Besides conventional structured data computing library, SPL also provides the ordered operation that SQL is not good at, the grouping operation that retains the grouped sets, as well as various association methods, and so on. And, SPL syntax provides many unique features, such as the option syntax, cascaded parameter and advanced Lambda syntax, making complex calculations easier to implement.
Concise syntax, along with complete language ability, directly makes the development work very efficient, and eliminates the need to resort to other technologies, hereby making the technology stack simpler. With everything done in one system, it will naturally be very simple and convenient to operate and maintain.

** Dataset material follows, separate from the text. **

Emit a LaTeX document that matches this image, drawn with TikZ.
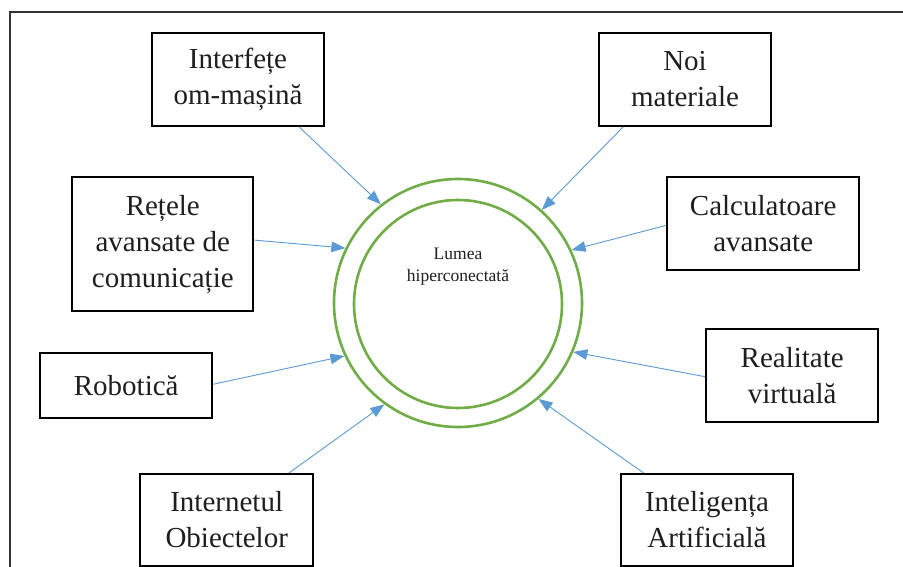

Therefore, for migrating AP businesses, especially when it comes to more complex calculations, there is a high probability that using SPL is more efficient and less expensive to develop than SQL.
In conclusion, when the TP database is overloaded, it is necessary to reduce its pressure but, it is not necessary to migrate all AP businesses in one go, and the goal can be achieved as long as the pressure is effectively reduced. Migrating AP business in a gradual way is a good approach, yet there will always be problems of one kind or another when migrating AP business to another database, such as high migration cost, difficult management and poor real-timeness. Fortunately, SPL’s openness and high performance can solve such problems effectively. Besides, SPL also provides complete, lightweight and high-performance computing capabilities, and consistent technology stack. From this point of view, it is a wise choice to replace AP database with SPL to reduce the burden of TP database.